Dans un communiqué officiel diffusé le 25 août, le cabinet de la ministre de la Culture et des Communications, Nathalie Roy, rappelait que, pour protéger les archives des Sulpiciens, elle entendait officialiser la protection de ce patrimoine qui touche aux origines du Québec et du Canada en manifestant une intention de classement. Chemin faisant, la chargée de communication de son cabinet, Mme Geneviève Gouin, indiquait au Devoir qu’il y avait déjà eu en 2002, sous un règne politique précédent, une demande de classement pour ces biens inestimables qui avait fini par être rejetée en 2012. « Il serait intéressant de connaître les raisons qui ont motivé ce refus », a indiqué au Devoir la chargée de communication. Pour David Bureau, le président du Regroupement des archivistes religieux (RAR), l’important se situe de toute façon ailleurs. Selon lui, ce classement réalisé en catastrophe ne règle absolument pas le problème. « On va mettre les archives des Sulpiciens sous les verrous, sous une cloche de verre. Le vrai problème est que les Sulpiciens ont mis tout le monde dehors et qu’il n’y a plus personne pour s’occuper de ces archives. »

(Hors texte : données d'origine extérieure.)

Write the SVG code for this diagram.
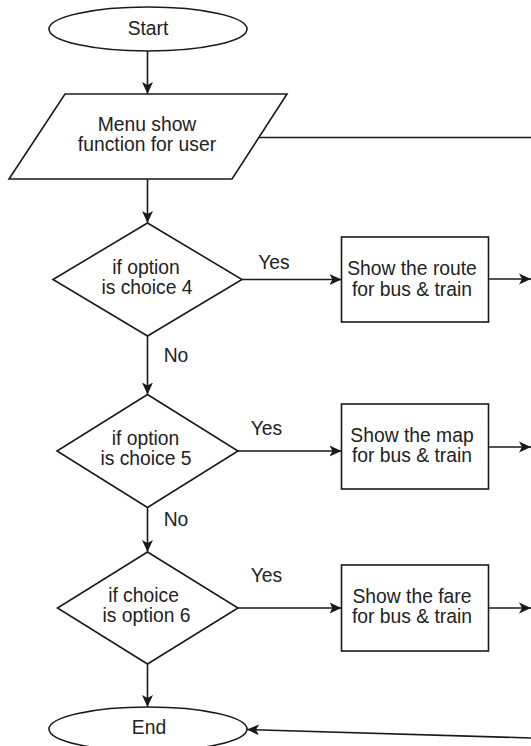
<svg xmlns="http://www.w3.org/2000/svg" width="531" height="746" viewBox="0 0 531 746">
  <style>
    .shape { fill: #ffffff; stroke: #1a1a1a; stroke-width: 1.6; }
    .conn { fill: none; stroke: #1a1a1a; stroke-width: 1.6; }
    .label { font-family: "Liberation Sans", Arial, sans-serif; font-size: 19.3px; fill: #222222; text-anchor: middle; }
  </style>
  <defs>
    <marker id="arrow" markerUnits="userSpaceOnUse" markerWidth="13" markerHeight="13" refX="12" refY="6" orient="auto">
      <path d="M0,0.5 L12,6 L0,11.5 L3,6 Z" fill="#1a1a1a" stroke="none"/>
    </marker>
  </defs>
  <rect x="0" y="0" width="531" height="746" fill="#ffffff"/>

  <g id="connectors">
    <line class="conn" x1="147.5" y1="51" x2="147.5" y2="94" marker-end="url(#arrow)"/>
    <line class="conn" x1="259" y1="137.5" x2="531" y2="137.5"/>
    <line class="conn" x1="147.5" y1="179" x2="147.5" y2="223" marker-end="url(#arrow)"/>
    <line class="conn" x1="242" y1="279.5" x2="341.5" y2="279.5" marker-end="url(#arrow)"/>
    <line class="conn" x1="488.5" y1="279" x2="531" y2="279" marker-end="url(#arrow)"/>
    <line class="conn" x1="147.5" y1="336" x2="147.5" y2="394.5" marker-end="url(#arrow)"/>
    <line class="conn" x1="238" y1="451" x2="341.5" y2="451" marker-end="url(#arrow)"/>
    <line class="conn" x1="488.5" y1="447" x2="531" y2="447" marker-end="url(#arrow)"/>
    <line class="conn" x1="147.5" y1="507.5" x2="147.5" y2="552" marker-end="url(#arrow)"/>
    <line class="conn" x1="238" y1="608" x2="341.5" y2="608" marker-end="url(#arrow)"/>
    <line class="conn" x1="488.5" y1="608" x2="531" y2="608" marker-end="url(#arrow)"/>
    <line class="conn" x1="147.5" y1="664" x2="147.5" y2="707" marker-end="url(#arrow)"/>
    <line class="conn" x1="531" y1="738" x2="247" y2="729.5" marker-end="url(#arrow)"/>
    <text class="label" x="274" y="269">Yes</text>
    <text class="label" x="176" y="362">No</text>
    <text class="label" x="266.5" y="435">Yes</text>
    <text class="label" x="176" y="526">No</text>
    <text class="label" x="266.5" y="582">Yes</text>
  </g>

  <g id="start">
    <ellipse class="shape" cx="148" cy="29" rx="99" ry="22"/>
    <text class="label" x="148" y="34.5">Start</text>
  </g>

  <g id="menu">
    <polygon class="shape" points="65,94 287,94 232,179 9,179"/>
    <text class="label" x="147" y="130.5">Menu show</text>
    <text class="label" x="147" y="150.5">function for user</text>
  </g>

  <g id="decision4">
    <polygon class="shape" points="147.5,223 242,279.5 147.5,336 53,279.5"/>
    <text class="label" x="146" y="273.5">if option</text>
    <text class="label" x="147" y="293.5">is choice 4</text>
  </g>

  <g id="route">
    <rect class="shape" x="341.5" y="237" width="147" height="85"/>
    <text class="label" x="412" y="274.5">Show the route</text>
    <text class="label" x="412" y="295.5">for bus &amp; train</text>
  </g>

  <g id="decision5">
    <polygon class="shape" points="147.5,394.5 238,451 147.5,507.5 57,451"/>
    <text class="label" x="145.5" y="445">if option</text>
    <text class="label" x="146" y="465">is choice 5</text>
  </g>

  <g id="map">
    <rect class="shape" x="341.5" y="404" width="147" height="85"/>
    <text class="label" x="412" y="441.5">Show the map</text>
    <text class="label" x="412" y="462">for bus &amp; train</text>
  </g>

  <g id="decision6">
    <polygon class="shape" points="147.5,552 238,608 147.5,664 57.5,608"/>
    <text class="label" x="143.5" y="602">if choice</text>
    <text class="label" x="146.5" y="622">is option 6</text>
  </g>

  <g id="fare">
    <rect class="shape" x="341.5" y="565" width="147" height="86"/>
    <text class="label" x="412" y="603">Show the fare</text>
    <text class="label" x="412" y="623">for bus &amp; train</text>
  </g>

  <g id="end">
    <ellipse class="shape" cx="148" cy="729" rx="99" ry="22"/>
    <text class="label" x="149" y="734">End</text>
  </g>
</svg>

« C’est beau de manifester son intention de “classer”, mais ce qui nous inquiète est qu’il faut des professionnels pour s’occuper de ces documents, pour les rendre accessibles, pour en assurer la préservation et les faire connaître », explique Karine Foisy, présidente du Réseau des services des archives du Québec. « Il faut trouver une solution d’ensemble. La ministre devrait travailler à mettre en place une structure solide. On lui a envoyé une lettre, mais on n’a pas vu de volonté de discuter avec nous. »

Les archives, poursuit la présidente du Réseau des services des archives du Québec, c’est « se donner les moyens, en tant que société, de protéger notre culture et notre histoire. Comme société, il faut qu’on se donne ces moyens. C’est primordial ».